Le discours d’Emmanuel Macron sur l’Europe, prononcé à la Sorbonne le 26 septembre, s’inscrit dans la logique de destruction de notre industrie et de notre travail humain qui nous est infligée depuis plus de trente ans.
L’on ne peut donc accuser le président de la République et ses marcheurs d’en être les seuls responsables mais on doit constater que leur « changement » n’est qu’un exercice de « com ».
La réalité est que ce qu’on a appelé tour à tour « l’oligarchie des incapables » ou la « caste cannibale », entre partenaires du public et du privé, a suivi un plan précis. Faire de la France un Etat voué à la finance, au tourisme, aux services et aux « industries pure players et start ups », au sein d’une Union européenne devenue relais de la mondialisation financière.
Le bradage d’Alstom, bien décrit par Jean-Michel Quatrepoint, n’est qu’un reflet sur le mur de la caverne d’une politique globale. Après avoir livré le secteur Energie de l’entreprise à l’américain General Electric (GE), aujourd’hui sa branche Transport tombe sous le contrôle de Siemens.
Auparavant, Patrick Kron avait vendu les Chantiers de l’Atlantique au norvégien Aker Yards, l’ayant revendu à son tour au coréen STX, aujourd’hui livrés, après une nationalisation de façade, à l’italien Fincantieri (accord « à 50-50 » mais avec un 1 % sous son contrôle « conditionnel »).

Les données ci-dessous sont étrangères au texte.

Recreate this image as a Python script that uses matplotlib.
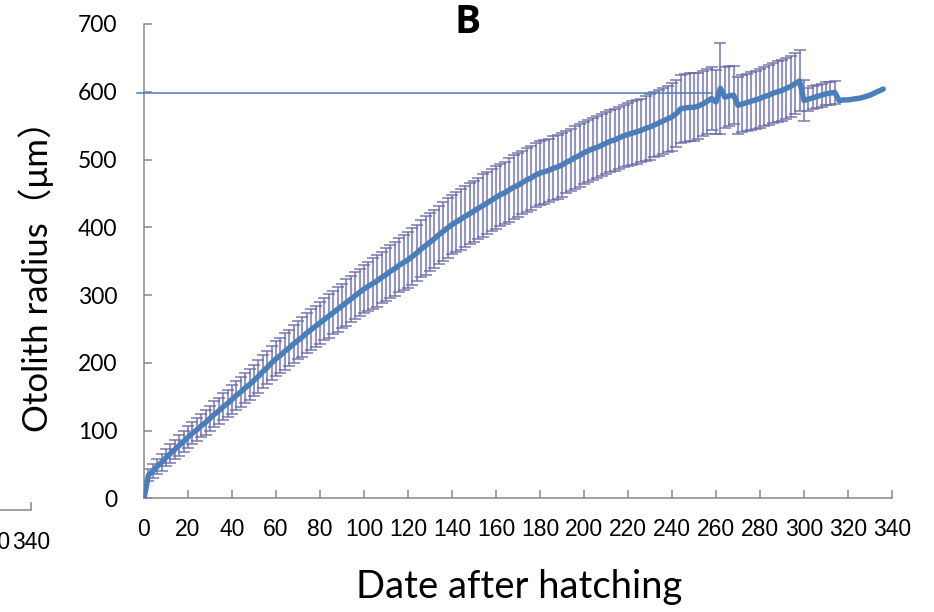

Bref, Alcatel-Alstom, puissant conglomérat constitué en quelques décennies, se trouve démantelé en quelques années. Avec pour conséquence la mise sous tutelle de fait de notre marine par l’américain Carnival, principal client de Fincantieri, et surtout la dépendance envers le groupe GE concernant des pièces détachées essentielles pour notre porte-avions, nos sous-marins nucléaires lanceurs d’engins (SNLE) et notre industrie nucléaire en général.

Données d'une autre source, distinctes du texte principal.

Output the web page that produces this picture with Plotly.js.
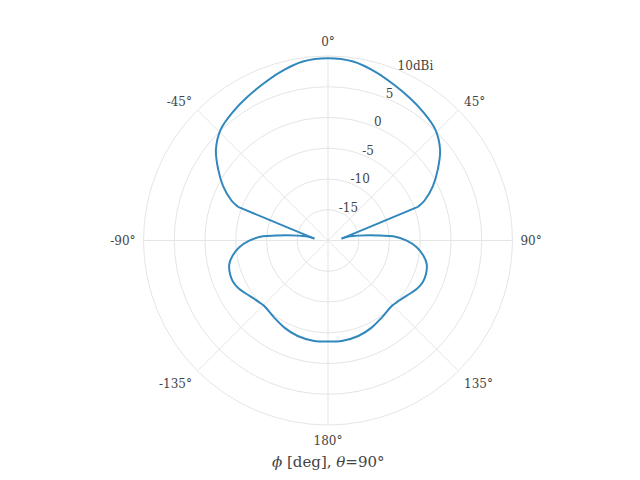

Certes, le maintien de la main d’œuvre existante a été promis mais cette promesse a aussitôt été trahie dans le cas de GE. De notoriété publique, Patrick Kron a été soumis aux pressions des autorités américaines pour des faits de corruption, auxquelles nos autorités n’ont pas résisté, alors que ces pratiques sont généralisées. Surtout, ni Alstom Energie ni Alstom Transport n’avaient été pourvus par l’Etat des moyens financiers pour combattre dans le cadre de « marchés libres et non faussés... »
Pouvait-on faire autrement ? Arnaud Montebourg a raison de l’affirmer : dans le cadre d’un accord avec Siemens, on lui aurait vendu l’énergie sauf le nucléaire et en contrepartie, nous aurions acquis le ferroviaire et la signalisation. Au lieu de cela nous avons de fait tout perdu, y compris le contrôle du futur train à hydrogène.
Pire encore, après Alcatel vendu à Nokia, Lafarge à Holcim et Technip au texan FMC, c’est maintenant Airbus lui-même, Sanofi, Areva et la Société générale qui risquent de tomber sous le coup d’accusations de corruption des « juges » américains !
Cependant, Arnaud Montebourg a également tort : c’est toute une politique « globale », à laquelle il a lui-même participé (avec l’excuse d’avoir été trompé par François Hollande) qu’il faudra changer et pas seulement son versant industriel.
Si l’on veut en effet entraîner l’adhésion des Français, cette « adhésion du sentiment » dont parlait le général de Gaulle, il faut une politique de respect et d’essor du travail humain.
Or ce gouvernement veut surtout faciliter les licenciements, comme le recommandent le FMI et la Commission européenne, donner priorité aux emplois peu qualifiés, supprimer des emplois aidés, mettant ainsi en difficulté collectivités territoriales, associations et services publics, et enrichir les riches en vidant l’ISF de sa substance et en inventant une « flat tax » à la Margaret Thatcher.
Le discours européen de Macron doit être lu à l’aplomb de ce désastre. Les belles paroles masquent des « deals » que ni l’Allemagne ni les mégabanques ne vont accepter. Reste la « dissuasion du faible au fort » que j’ai défendue en 2013, pour une vraie réforme bancaire, et que je propose depuis plus de trente ans.